Monday, May 11, 2009

Looking for terrorists? Try brain scans.

The latest terrorist detection idea, according to one Guardian journalist, is routine brain scanning...
"Distinctive brain patterns could become the latest subject of biometric scanning after EU researchers successfully tested technology to verify ­identities for security checks.

The experiments, which also examined the potential of heart rhythms to authenticate individuals, were conducted under an EU-funded inquiry into biometric systems that could be deployed at airports, borders and in sensitive locations to screen out terrorist suspects."

He's been reading about the EU-funded Humabio Project in Greece. From what I can tell from the Humabio newsletter the "EEG and ECG physiological measures" were tested on 15 volunteers in the Lab Innovation Centre (LIC) of Fraunhofer IAO and Fraunhofer IGB in Stuttgart, in Germany. The volunteers rated the brain scanning as an "acceptable" but slow authentication technique compared to other existing security checks.

Overlooking the massive discontinuity that what has been loosely tested as an authentication device is being proposed as an identification device* I can just hear the security announcements at airports now:
"Could all passengers ensure that all liquids, keys, electronic and metallic items are placed in a transparent plastic bag; in addition we ask that all passengers remove coats, jackets and shoes for passing through the X-ray machine; finally we would also ask you to remove all headgear so we can fit the scanner to scan for terrorist brain waves;

Passengers failing to remove headgear and cooperate with the brain scanning process will automatically be detained as suspected terrorists. Please be assured we operate an equal opportunities scanning policy - no excuses for anyone regardless of religion, age, gender, race, disability, sex or sexual orientation - you will be detained if you refuse to cooperate.

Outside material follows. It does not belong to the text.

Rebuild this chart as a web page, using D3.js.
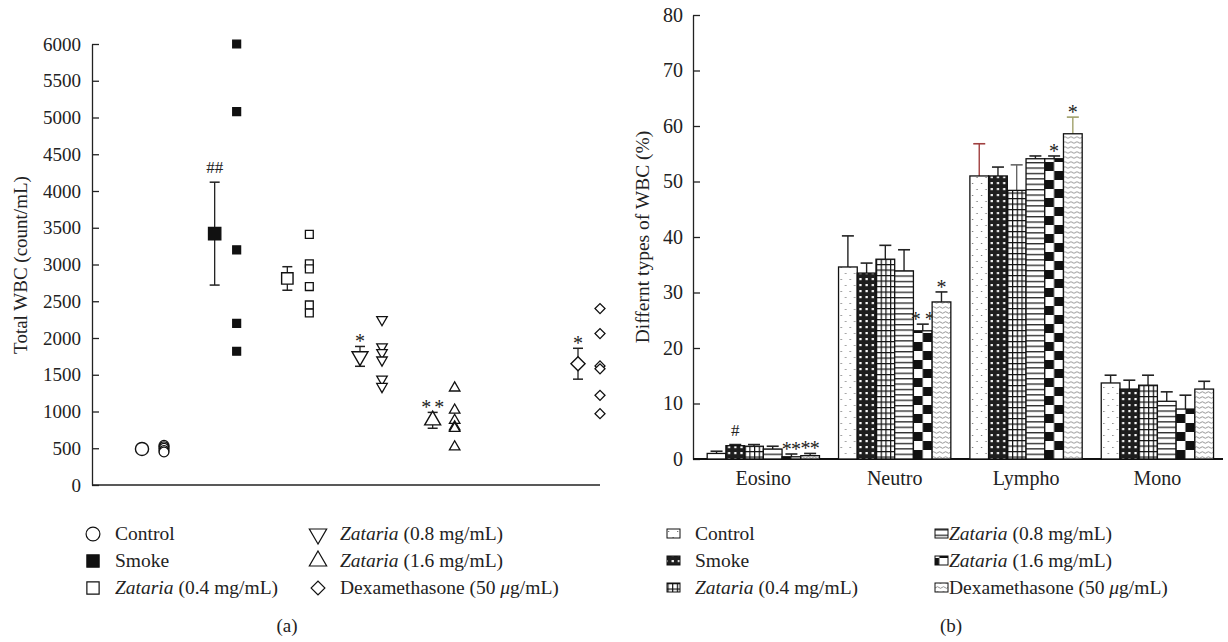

Would all passengers travelling with young children please ensure babies are removed from pushchairs and older children are kept calm for the fitting of the cranial apparatus and their brain scans; over-active, anxious or insufficiently controlled children do upset the calibration of the scanner and will, therefore, be subject to extra security screening and may be detained for more detailed questioning. This has been known to result in passengers failing to reach their departure gates on time and consequently missing their flights. The airport authority can accept no liability for missed flights."
Not, of course, that this will stop some politician buying into the notion faster than Bruce Schneier can cough: "security theatre".

*Technically speaking authentication is an easier thing to do than identification. Authentication (assuming we’re not trying to do it remotely) with biometrics merely asks whether a biometric belongs to the person presenting themselves for authentication. It compares their proffered biometric with the one on file under their name and determines whether there is a match.

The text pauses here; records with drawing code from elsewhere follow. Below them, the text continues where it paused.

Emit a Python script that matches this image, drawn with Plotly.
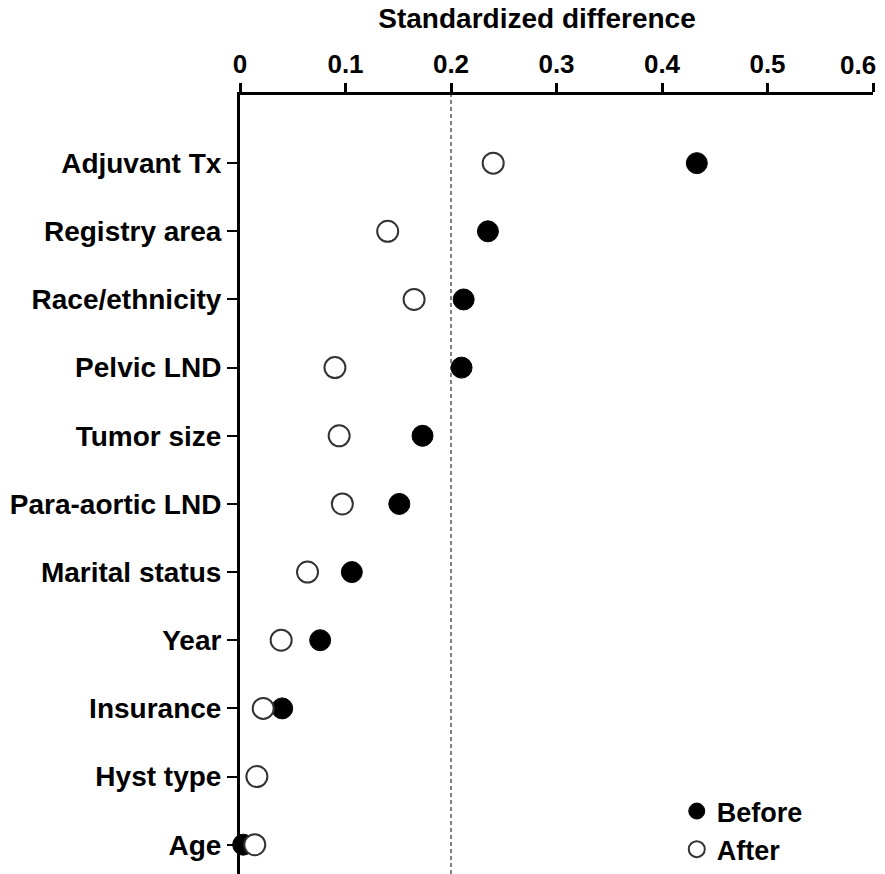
import plotly.graph_objects as go

categories = ["Adjuvant Tx", "Registry area", "Race/ethnicity", "Pelvic LND", "Tumor size",
              "Para-aortic LND", "Marital status", "Year", "Insurance", "Hyst type", "Age"]
before = [0.433, 0.235, 0.212, 0.210, 0.173, 0.151, 0.106, 0.076, 0.040, 0.016, 0.003]
after = [0.240, 0.140, 0.165, 0.090, 0.094, 0.097, 0.064, 0.039, 0.022, 0.016, 0.014]
x_ticks = [0, 0.1, 0.2, 0.3, 0.4, 0.5, 0.6]
x_ticklabels = ["0", "0.1", "0.2", "0.3", "0.4", "0.5", "0.6"]

FONT = "Liberation Sans, Arial, sans-serif"

fig = go.Figure()
fig.add_trace(go.Scatter(
    x=before, y=categories, mode="markers", name="<b>Before</b>",
    marker=dict(size=21, color="black", line=dict(color="black", width=1)),
    cliponaxis=False,
))
fig.add_trace(go.Scatter(
    x=after, y=categories, mode="markers", name="<b>After</b>",
    marker=dict(size=21, color="white", line=dict(color="#333333", width=2)),
    cliponaxis=False,
))

fig.add_shape(type="line", xref="x", yref="paper", x0=0.2, x1=0.2, y0=0, y1=1,
              line=dict(color="black", width=1, dash="4px,3px"), layer="below")

# last tick label sits inside the page edge, as in the reference
tick_text = ["<b>%s</b>" % t for t in x_ticklabels[:-1]] + [""]
fig.add_annotation(text="<b>%s</b>" % x_ticklabels[-1], xref="x", x=x_ticks[-1],
                   xanchor="right", xshift=5, yref="paper", y=1 + 30 / 779,
                   yanchor="middle", showarrow=False,
                   font=dict(family=FONT, size=26, color="black"))

fig.update_layout(
    width=885, height=874,
    margin=dict(l=240, r=12, t=95, b=0, autoexpand=False),
    paper_bgcolor="white", plot_bgcolor="white",
    font=dict(family=FONT, size=26, color="black"),
    showlegend=True,
    title=dict(text="<b>Standardized difference</b>", x=537 / 885, xanchor="center",
               y=1 - 18 / 874, yanchor="middle", font=dict(family=FONT, size=28, color="black")),
    legend=dict(x=0.69, y=0.0, xanchor="left", yanchor="bottom",
                font=dict(family=FONT, size=27, color="black"),
                bgcolor="rgba(0,0,0,0)", itemsizing="trace", tracegroupgap=0),
    xaxis=dict(
        side="top", range=[0, 0.6], tickvals=x_ticks, ticktext=tick_text,
        automargin=False,
        showgrid=False, zeroline=False, showline=True, linecolor="black", linewidth=3,
        ticks="outside", ticklen=9, tickwidth=3, tickcolor="black",
        tickfont=dict(family=FONT, size=26, color="black"),
    ),
    yaxis=dict(
        categoryorder="array", categoryarray=categories,
        tickvals=categories, ticktext=["<b>%s</b>" % c for c in categories],
        range=[10.43, -1.0], autorange=False, automargin=False,
        showgrid=False, zeroline=False, showline=True, linecolor="black", linewidth=3,
        ticks="outside", ticklen=10, tickwidth=2, tickcolor="black",
        tickfont=dict(family=FONT, size=28, color="black"),
    ),
)

fig.write_html("out.html")
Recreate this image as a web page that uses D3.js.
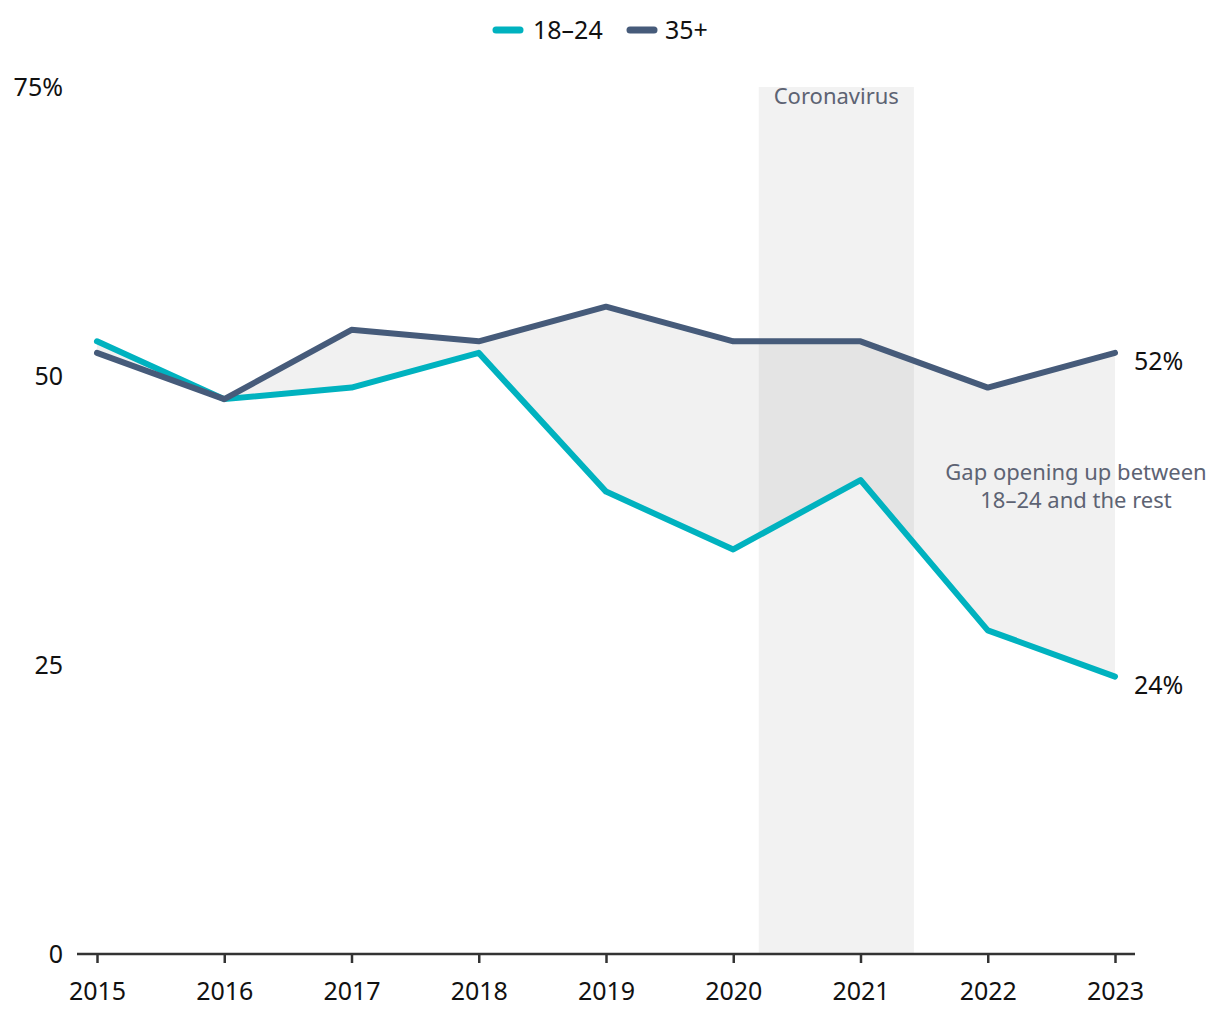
<!DOCTYPE html>
<html><head><meta charset="utf-8">
<script src="https://cdn.jsdelivr.net/npm/d3@7"></script>
<style>body{margin:0;background:#fff}svg{display:block;font-family:"Noto Sans",sans-serif}</style>
</head><body>
<svg id="c" width="1220" height="1020"></svg>
<script>
const years = [2015,2016,2017,2018,2019,2020,2021,2022,2023];
const young = [53,48,49,52,40,35,41,28,24];
const older = [52,48,54,53,56,53,53,49,52];
const seriesNames = ["18–24","35+"];
const seriesColors = ["#00b2bf","#465b7a"];
const yTicks = [0,25,50,75];
const covidStart = 2020.2, covidEnd = 2021.42;

const svg = d3.select("#c");
const x = d3.scaleLinear().domain([2015,2023]).range([97,1115]);
const y = d3.scaleLinear().domain([0,75]).range([954,87]);

// coronavirus band
svg.append("rect").attr("x",x(covidStart)).attr("y",y(75))
  .attr("width",x(covidEnd)-x(covidStart)).attr("height",y(0)-y(75))
  .attr("fill","#000").attr("fill-opacity",0.05);
svg.append("text").attr("x",(x(covidStart)+x(covidEnd))/2).attr("y",104)
  .attr("text-anchor","middle").attr("font-size",22).attr("fill","#5d6373").text("Coronavirus");

// gap area
const data = years.map((yr,i)=>({yr,a:young[i],b:older[i]}));
svg.append("path").datum(data)
  .attr("d",d3.area().x(d=>x(d.yr)).y0(d=>y(d.a)).y1(d=>y(d.b)))
  .attr("fill","#000").attr("fill-opacity",0.055);

// axes
const xAxis = svg.append("g").attr("transform","translate(0,954)")
  .call(d3.axisBottom(x).tickValues(years).tickFormat(d3.format("d")).tickSize(9).tickPadding(19));
xAxis.select(".domain").attr("d","M77,0H1135").attr("stroke","#333").attr("stroke-width",2.5);
xAxis.selectAll(".tick line").attr("stroke","#333").attr("stroke-width",2.5);
xAxis.selectAll(".tick text").attr("font-size",25).attr("fill","#111").attr("font-family","Noto Sans");

const yAxis = svg.append("g").attr("transform","translate(63,0)")
  .call(d3.axisLeft(y).tickValues(yTicks).tickSize(0).tickPadding(0)
    .tickFormat(d=>d===75?"75%":d));
yAxis.select(".domain").remove();
yAxis.selectAll(".tick text").attr("font-size",25).attr("fill","#111").attr("font-family","Noto Sans");

// lines
const line = d3.line().x((d,i)=>x(years[i])).y(d=>y(d));
[young,older].forEach((s,k)=>{
  svg.append("path").datum(s).attr("d",line).attr("fill","none")
    .attr("stroke",seriesColors[k]).attr("stroke-width",6)
    .attr("stroke-linecap","round").attr("stroke-linejoin","round");
});

// end labels
svg.append("text").attr("x",1134).attr("y",y(older[8])+17).attr("font-size",25).attr("fill","#111").text(older[8]+"%");
svg.append("text").attr("x",1134).attr("y",y(young[8])+17).attr("font-size",25).attr("fill","#111").text(young[8]+"%");

// gap annotation
const g = svg.append("text").attr("text-anchor","middle").attr("font-size",22).attr("fill","#5d6373");
g.append("tspan").attr("x",1076).attr("y",480).text("Gap opening up between");
g.append("tspan").attr("x",1076).attr("y",508).text("18–24 and the rest");

// legend
const leg = [{x:493,tx:533},{x:627,tx:665}];
seriesNames.forEach((n,k)=>{
  svg.append("line").attr("x1",leg[k].x+3).attr("x2",leg[k].x+27).attr("y1",30).attr("y2",30)
    .attr("stroke",seriesColors[k]).attr("stroke-width",7).attr("stroke-linecap","round");
  svg.append("text").attr("x",leg[k].tx).attr("y",39).attr("font-size",25).attr("fill","#111").text(n);
});
</script>
</body></html>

Identification is much harder to do and is what all these security theatre systems at airports or busy shopping areas or sports stadiums attempt to do – measure the biometrics of everyone passing through and attempt to check whether there is a match with a large (and not necessarily particularly reliable) database of biometrics.

The difference appears pedantic but is very important. In the authentication case one biometric is checked against one specific biometric on the database. In the identification case, millions of biometrics are checked against millions (potentially) of biometrics on the database. Even with highly reliable technologies – say 99.9% accurate and none of the modern systems approach that yet – these millions of checks searching for matching pairs generate huge numbers of false positives (innocents flagged as malcontents) and dangerous levels of false negatives (real bad guys flagged as innocents and it only takes one to get through to cause serious security problems). The police and security services then spend so much time, energy and resources dealing with innocent people they don’t have the time to deal with the real criminals.

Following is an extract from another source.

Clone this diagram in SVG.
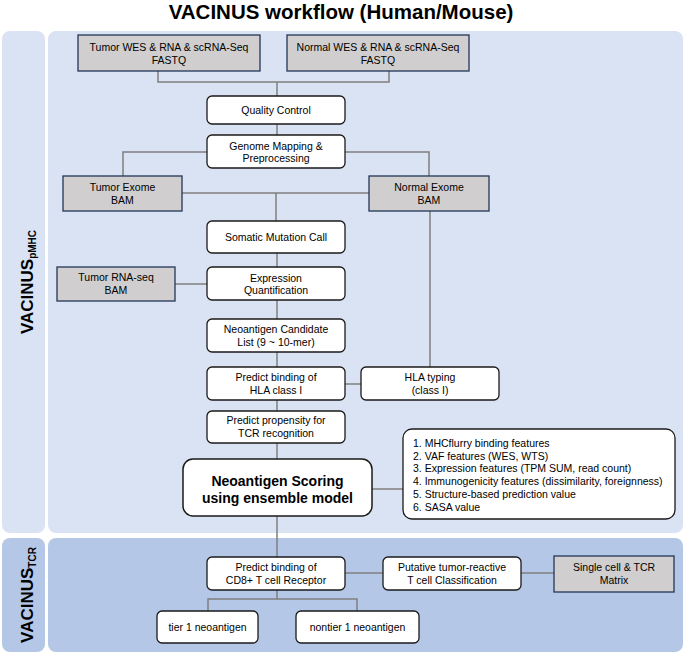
<svg xmlns="http://www.w3.org/2000/svg" width="685" height="654" viewBox="0 0 685 654">
<style>
text{font-family:"Liberation Sans",Arial,sans-serif;fill:#000}
.t{font-size:10.5px;text-anchor:middle}
.f{font-size:10.5px}
.w{fill:#fff;stroke:#1a1a1a;stroke-width:1.3}
.g{fill:#d0cece;stroke:#233656;stroke-width:1.3}
.c{fill:none;stroke:#7f7f7f;stroke-width:1.5}
.lab{font-size:17px;font-weight:bold;text-anchor:middle}
</style>
<rect width="685" height="654" fill="#fff"/>
<text x="341" y="19" style="font-size:20.5px;font-weight:bold;text-anchor:middle">VACINUS  workflow (Human/Mouse)</text>
<g id="panels">
<rect x="2" y="31" width="43" height="502" rx="8" fill="#dae3f3"/>
<rect x="48" y="31" width="635" height="502" rx="8" fill="#dae3f3"/>
<rect x="2" y="538" width="43" height="114" rx="8" fill="#b4c7e7"/>
<rect x="48" y="538" width="635" height="114" rx="8" fill="#b4c7e7"/>
<text class="lab" transform="translate(33,282) rotate(-90)">VACINUS<tspan dy="3" style="font-size:10px">pMHC</tspan></text>
<text class="lab" transform="translate(33,595) rotate(-90)">VACINUS<tspan dy="3" style="font-size:10px">TCR</tspan></text>
</g>
<g id="connectors">
<polyline class="c" points="158,71 158,82 389,82 389,71"/>
<line class="c" x1="277" y1="82" x2="277" y2="96"/>
<line class="c" x1="277" y1="124" x2="277" y2="135"/>
<polyline class="c" points="207,152 123,152 123,176"/>
<polyline class="c" points="345,152 429,152 429,176"/>
<line class="c" x1="182" y1="193" x2="369" y2="193"/>
<line class="c" x1="276" y1="193" x2="276" y2="221"/>
<line class="c" x1="277" y1="253" x2="277" y2="267"/>
<line class="c" x1="175" y1="284" x2="207" y2="284"/>
<line class="c" x1="277" y1="300" x2="277" y2="319"/>
<line class="c" x1="277" y1="352" x2="277" y2="367"/>
<line class="c" x1="430" y1="211" x2="430" y2="367"/>
<line class="c" x1="345" y1="384" x2="361" y2="384"/>
<line class="c" x1="277" y1="400" x2="277" y2="411"/>
<line class="c" x1="277" y1="443" x2="277" y2="459"/>
<line class="c" x1="372" y1="489" x2="403" y2="489"/>
<line class="c" x1="277" y1="516" x2="277" y2="557"/>
<line class="c" x1="345" y1="573" x2="383" y2="573"/>
<line class="c" x1="521" y1="573" x2="554" y2="573"/>
<line class="c" x1="277" y1="590" x2="277" y2="599"/>
<polyline class="c" points="208,611 208,599 357,599 357,611"/>
</g>
<g id="tumor-fastq"><rect class="g" x="78" y="35" width="182" height="36"/><text class="t" x="169" y="50.8">Tumor WES &amp; RNA &amp; scRNA-Seq</text><text class="t" x="169" y="63.8">FASTQ</text></g>
<g id="normal-fastq"><rect class="g" x="287" y="35" width="182" height="36"/><text class="t" x="378" y="50.8">Normal WES &amp; RNA &amp; scRNA-Seq</text><text class="t" x="378" y="63.8">FASTQ</text></g>
<g id="qc"><rect class="w" x="207" y="96" width="138" height="28" rx="5"/><text class="t" x="276" y="113.8">Quality Control</text></g>
<g id="mapping"><rect class="w" x="207" y="135" width="138" height="33" rx="5"/><text class="t" x="276" y="149.5">Genome Mapping &amp;</text><text class="t" x="276" y="161.5">Preprocessing</text></g>
<g id="tumor-exome"><rect class="g" x="63" y="176" width="119" height="35"/><text class="t" x="122.5" y="190.5">Tumor Exome</text><text class="t" x="122.5" y="203.8">BAM</text></g>
<g id="normal-exome"><rect class="g" x="369" y="176" width="120" height="35"/><text class="t" x="429" y="190.5">Normal Exome</text><text class="t" x="429" y="203.8">BAM</text></g>
<g id="somatic"><rect class="w" x="207" y="221" width="138" height="32" rx="5"/><text class="t" x="276" y="240.5">Somatic Mutation Call</text></g>
<g id="expression"><rect class="w" x="207" y="267" width="138" height="33" rx="5"/><text class="t" x="276" y="281.5">Expression</text><text class="t" x="276" y="294">Quantification</text></g>
<g id="tumor-rna"><rect class="g" x="57" y="267" width="118" height="34"/><text class="t" x="116" y="281.2">Tumor RNA-seq</text><text class="t" x="116" y="294">BAM</text></g>
<g id="candidate"><rect class="w" x="207" y="319" width="138" height="33" rx="5"/><text class="t" x="276" y="333">Neoantigen Candidate</text><text class="t" x="276" y="345.8">List (9 ~ 10-mer)</text></g>
<g id="predict-hla"><rect class="w" x="207" y="367" width="138" height="33" rx="5"/><text class="t" x="276" y="380.5">Predict binding of</text><text class="t" x="276" y="393.8">HLA class I</text></g>
<g id="hla-typing"><rect class="w" x="361" y="367" width="138" height="33" rx="5"/><text class="t" x="430" y="380.5">HLA typing</text><text class="t" x="430" y="393.8">(class I)</text></g>
<g id="propensity"><rect class="w" x="207" y="411" width="138" height="32" rx="5"/><text class="t" x="276" y="423.8">Predict propensity for</text><text class="t" x="276" y="437">TCR recognition</text></g>
<g id="scoring"><rect class="w" x="183" y="459" width="189" height="57" rx="10" style="stroke-width:1.5"/><text class="t" x="277.5" y="485.5" style="font-size:14px;font-weight:bold">Neoantigen Scoring</text><text class="t" x="277.5" y="502.5" style="font-size:14px;font-weight:bold">using ensemble model</text></g>
<g id="features"><rect class="w" x="403" y="429" width="272" height="90" rx="9"/>
<text class="f" x="413" y="446.8">1. MHCflurry binding features</text>
<text class="f" x="413" y="459.6">2. VAF features (WES, WTS)</text>
<text class="f" x="413" y="472.4">3. Expression features (TPM SUM, read count)</text>
<text class="f" x="413" y="485.2">4. Immunogenicity features (dissimilarity, foreignness)</text>
<text class="f" x="413" y="498">5. Structure-based prediction value</text>
<text class="f" x="413" y="510.8">6. SASA value</text></g>
<g id="cd8"><rect class="w" x="207" y="557" width="138" height="33" rx="5"/><text class="t" x="276" y="570.5">Predict binding of</text><text class="t" x="276" y="584">CD8+ T cell Receptor</text></g>
<g id="putative"><rect class="w" x="383" y="557" width="138" height="33" rx="5"/><text class="t" x="452" y="570.5">Putative tumor-reactive</text><text class="t" x="452" y="584">T cell Classification</text></g>
<g id="single-cell"><rect class="g" x="554" y="556" width="120" height="36"/><text class="t" x="614" y="570.5">Single cell &amp; TCR</text><text class="t" x="614" y="584">Matrix</text></g>
<g id="tier1"><rect class="w" x="157" y="611" width="101" height="32" rx="5"/><text class="t" x="207.5" y="631">tier 1 neoantigen</text></g>
<g id="nontier1"><rect class="w" x="296" y="611" width="123" height="32" rx="5"/><text class="t" x="357.5" y="631">nontier 1 neoantigen</text></g>
</svg>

The standard probability of getting DNA match is often cited as 1 in 13 billion. But more than a 100 felons in an Arizona database of 65000 were found to have DNA samples with a significant degree of similarity. That's a 1 in 2000 chance of a match not 1 in 13 billion. This does not mean that DNA is not unique. Nor does it negate DNA profiling and matching as a very useful crime prevention and detection technique when used appropriately. But the numbers are counter-intuitive and turn out to have a similar explanation to the matching birthdays in a class of 30 sum used in introductory probability theory - the number of pairs checked turns out to be significantly more than people intuitively think. { For the mathematically inclined the birthday problem works as follows: the probability two people don't share a birthday is 364/365; the probability 3 people don't share a birthday, under that rule of conditional probabilities, is (
364/365)x(363/365); the probability that 30 people don't share a birthday is (364/365)x(363/365)x...x(336/365) which works out at approximately 3/10. So the probability 2 people in a room of 30 do share a birthday is 7/10 or 0.7 or 70%.}

Apologies folks - I hadn't intended to invest quite so much energy in a short Guardian report but it tripped over some issues I'd been discussing with colleagues in a course writing session recently.